В восточном православии, как и в римском католицизме, высшим мерилом христианской жизни считается аскетическое, или монашеское призвание. Никто в Древней Руси никогда не сомневался в том, что христианское совершенство может быть достигнуто только в ангельском иноческом чине. Самым типичным святым, канонизированным Церковью, был монах–подвижник. Тем более поразительно, что за первое столетие после татарского нашествия Русь не дала почти ни одного святого этого типа, который Греческая Церковь обозначает особым именем hosios (по–русски «преподобный», то есть подобный Христу). Это может удивить тех, кто считает бесспорным, что политические и социальные катастрофы вызывают пробуждение религиозного чувства. Религиозная реакция на катастрофу, конечно, сказалась в русском обществе XIII века: в ужасах татарщины видели наказание Божие за грехи нации. Но столь велики были материальное разорение и тяжесть борьбы за существование, что естественным следствием стали всеобщее огрубление и одичание. Единственная канонизируемая Церковью в этот период форма святости — святость общественного подвига: княжеская, отчасти святительская. Необходимость защищать христианский народ от полного уничтожения отодвинула на второй план другие, чисто духовные, служения. Нужно было, чтобы прошла первая оторопь после погрома, чтобы восстановилось мирное течение жизни, прежде чем вновь проснулся духовный голод, уводящий из мира. Эта перемена произошла не ранее начала следующего, XIV века.

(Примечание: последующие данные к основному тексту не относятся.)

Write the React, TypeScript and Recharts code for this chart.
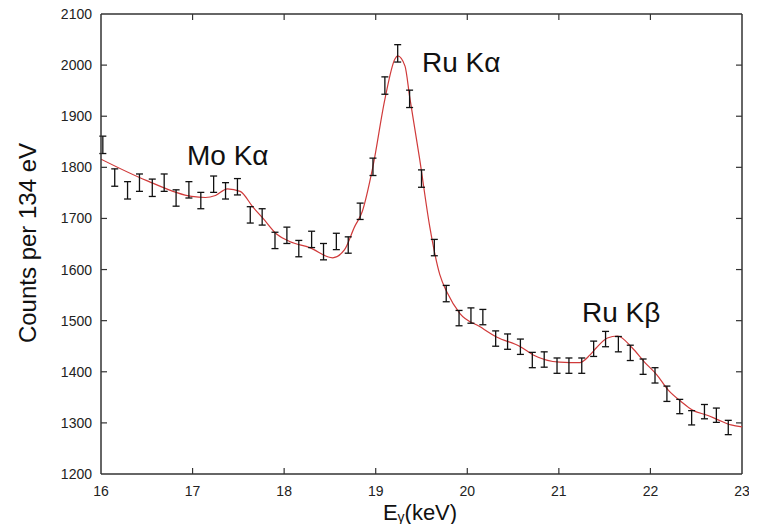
import React from "react";
import {
  ComposedChart,
  Line,
  Scatter,
  ErrorBar,
  XAxis,
  YAxis,
  ReferenceLine,
} from "recharts";

// Measured spectrum: energy (keV), counts per 134 eV, and error
const energies = [
  16.02, 16.15, 16.29, 16.42, 16.56, 16.69, 16.82, 16.96, 17.09, 17.23,
  17.36, 17.49, 17.63, 17.76, 17.9, 18.03, 18.16, 18.3, 18.43, 18.57,
  18.7, 18.83, 18.97, 19.1, 19.24, 19.37, 19.5, 19.64, 19.77, 19.91,
  20.04, 20.17, 20.31, 20.44, 20.58, 20.71, 20.84, 20.98, 21.11, 21.25,
  21.38, 21.51, 21.65, 21.78, 21.92, 22.05, 22.18, 22.32, 22.45, 22.59,
  22.72, 22.85,
];
const counts = [
  1844, 1780, 1755, 1770, 1760, 1770, 1740, 1756, 1735, 1767,
  1754, 1762, 1707, 1703, 1657, 1667, 1641, 1659, 1635, 1655,
  1648, 1714, 1801, 1960, 2023, 1934, 1778, 1643, 1553, 1505,
  1510, 1507, 1465, 1459, 1449, 1423, 1424, 1412, 1412, 1412,
  1445, 1464, 1454, 1437, 1410, 1393, 1357, 1332, 1310, 1322,
  1315, 1291,
];
const errors = [
  17, 17, 17, 17, 17, 17, 16, 16, 16, 16,
  16, 16, 16, 16, 16, 16, 16, 16, 16, 16,
  16, 16, 17, 17, 17, 17, 17, 16, 16, 15,
  15, 15, 15, 15, 15, 15, 15, 15, 15, 15,
  15, 15, 15, 15, 15, 15, 15, 14, 14, 14,
  14, 14,
];

// Fit curve
const fitE = [
  16.0, 16.5, 16.99, 17.14, 17.25, 17.38, 17.52, 17.66, 17.77, 17.92,
  18.06, 18.28, 18.53, 18.66, 18.77, 18.85, 18.97, 19.1, 19.21, 19.24,
  19.32, 19.37, 19.48, 19.59, 19.7, 19.78, 19.92, 20.14, 20.32, 20.58,
  20.72, 21.01, 21.23, 21.34, 21.41, 21.53, 21.64, 21.8, 21.94, 22.07,
  22.19, 22.34, 22.46, 22.62, 22.74, 22.88, 23.0,
];
const fitC = [
  1816, 1774, 1743, 1741, 1745, 1758, 1753, 1722, 1700, 1669,
  1655, 1643, 1623, 1639, 1684, 1712, 1802, 1933, 2012, 2018,
  1998, 1939, 1816, 1684, 1590, 1555, 1514, 1488, 1468, 1449,
  1433, 1419, 1418, 1433, 1447, 1466, 1470, 1447, 1418, 1394,
  1365, 1341, 1325, 1315, 1306, 1296, 1292,
];

const xTicks = [16, 17, 18, 19, 20, 21, 22, 23];
const yTicks = [1200, 1300, 1400, 1500, 1600, 1700, 1800, 1900, 2000, 2100];
const X_MAX = 23;
const Y_MAX = 2100;

const points = energies.map((e, i) => ({ e, c: counts[i], err: errors[i] }));
const fit = fitE.map((e, i) => ({ e, c: fitC[i] }));

const FONT = "'Liberation Sans', Arial, Helvetica, sans-serif";
const AXIS = "#333";
const W = 757;
const H = 524;
const MARGIN = { top: 14, right: 15, bottom: 20, left: 41 };
const PLOT_TOP = MARGIN.top;
const PLOT_RIGHT = W - MARGIN.right;
const TL = 6; // tick length (inward)
const XM = 12; // bottom label margin
const YM = 9; // left label margin

const BottomTick = (p: any) => {
  const { x, y, payload, index, visibleTicksCount } = p;
  const ay = y - XM;
  const edge = index === 0 || index === visibleTicksCount - 1;
  return (
    <g>
      {!edge && (
        <>
          <line x1={x} y1={ay} x2={x} y2={ay - TL} stroke={AXIS} strokeWidth={1.2} />
          <line x1={x} y1={PLOT_TOP} x2={x} y2={PLOT_TOP + TL} stroke={AXIS} strokeWidth={1.2} />
        </>
      )}
      <text x={x} y={y} dy="0.71em" textAnchor="middle" fontSize={14} fill="#222" fontFamily={FONT}>
        {payload.value}
      </text>
    </g>
  );
};

const LeftTick = (p: any) => {
  const { x, y, payload, index, visibleTicksCount } = p;
  const ax = x + YM;
  const edge = index === 0 || index === visibleTicksCount - 1;
  return (
    <g>
      {!edge && (
        <>
          <line x1={ax} y1={y} x2={ax + TL} y2={y} stroke={AXIS} strokeWidth={1.2} />
          <line x1={PLOT_RIGHT} y1={y} x2={PLOT_RIGHT - TL} y2={y} stroke={AXIS} strokeWidth={1.2} />
        </>
      )}
      <text x={x} y={y} dy="0.355em" textAnchor="end" fontSize={14} fill="#222" fontFamily={FONT}>
        {payload.value}
      </text>
    </g>
  );
};

export default function App() {
  return (
    <div style={{ margin: "-8px 0 0 -8px", width: W, height: H }}>
      <ComposedChart width={W} height={H} margin={MARGIN} style={{ background: "#fff" }}>
        <XAxis
          dataKey="e"
          type="number"
          domain={[16, 23]}
          ticks={xTicks}
          allowDataOverflow
          height={30}
          tickSize={0}
          tickMargin={XM}
          tickLine={false}
          stroke={AXIS}
          strokeWidth={1.5}
          tick={<BottomTick />}
          interval={0}
        />
        <YAxis
          type="number"
          domain={[1200, 2100]}
          ticks={yTicks}
          allowDataOverflow
          width={60}
          tickSize={0}
          tickMargin={YM}
          tickLine={false}
          stroke={AXIS}
          strokeWidth={1.5}
          tick={<LeftTick />}
          interval={0}
        />
        <ReferenceLine y={Y_MAX} stroke={AXIS} strokeWidth={1.5} ifOverflow="visible" />
        <ReferenceLine x={X_MAX} stroke={AXIS} strokeWidth={1.5} ifOverflow="visible" />
        <Line
          data={fit}
          dataKey="c"
          type="monotone"
          stroke="#d03a3a"
          strokeWidth={1.2}
          dot={false}
          activeDot={false}
          isAnimationActive={false}
        />
        <Scatter data={points} dataKey="c" shape={() => <g />} isAnimationActive={false}>
          <ErrorBar
            dataKey="err"
            direction="y"
            width={3.5}
            stroke="#111"
            strokeWidth={1.3}
            isAnimationActive={false}
          />
        </Scatter>
        <text
          x={36}
          y={243}
          transform="rotate(-90 36 243)"
          textAnchor="middle"
          fontFamily={FONT}
          fontSize={24}
          fill="#111"
        >
          Counts per 134 eV
        </text>
        <text x={420} y={520} textAnchor="middle" fontFamily={FONT} fontSize={22} fill="#111">
          E
          <tspan fontSize={14} dy={2}>γ</tspan>
          <tspan dy={-2}>(keV)</tspan>
        </text>
        <text x={187} y={165} fontFamily={FONT} fontSize={28} fill="#111">
          Mo Kα
        </text>
        <text x={422} y={72} fontFamily={FONT} fontSize={28} fill="#111">
          Ru Kα
        </text>
        <text x={582} y={322} fontFamily={FONT} fontSize={28} fill="#111">
          Ru Kβ
        </text>
      </ComposedChart>
    </div>
  );
}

Новое монашеское подвижничество, начало которого мы наблюдаем со второй четверти XIV века, существенными чертами отличается от древнерусского {404}
. Это подвижничество пустынножителей. Все известные монастыри Киевской Руси были городскими или пригородными. Большинство их пережило Батыев погром или позже было возобновлено, подобно Киево–Печерской лавре, но прекращение идеальной личной святости указывает на их внутренний упадок. Городские монастыри продолжают строиться и в монгольское время (например, в Москве). Но большинство святых этой эпохи уходят из городов в девственные леса. Каковы были мотивы нового направления монашеского пути, мы можем только гадать. Одно из возможных объяснений заключается в том, что оно отражает тяжелую и смутную жизнь городов, все еще время от времени разоряемых татарскими нашествиями. С другой стороны, самый упадок городских монастырей мог толкнуть ревнителей на поиски новых путей, которые уже были указаны классической традицией пустынножительного монашества Египта и Сирии. На Руси не было пустыни в буквальном смысле этого слова; тем не менее монахам было куда бежать от людей и цивилизации: «пустыней» русских монахов стали обширные северо–новгородские леса. Излюбивши пустыню, эти первопроходцы явили большую отрешенность от мира и его судьбы, чем подвижники киевские; в этом, конечно, также могло сказаться культурно–общественное потрясение татарской эпохи. Но, взяв на себя труднейший подвиг, и притом необходимо связанный с созерцательной молитвой, они поднимают духовную жизнь на новую высоту, еще не достигнутую на Руси. Этот период, более чем какой-либо другой, позволяет говорить о русском мистицизме.Главой и учителем нового пустынножительного иночества был, бесспорно, преподобный Сергий Радонежский, величайший из святых Древней Руси. Большинство святых XIV и начала XV веков являются его учениками или «собеседниками», то естьиспытавшими его духовное влияние. Тем не менее справедливости ради следует указать, что новое аскетическое движение пробуждается одновременно в разных местах, и преподобный Сергий как бы возглавляет его.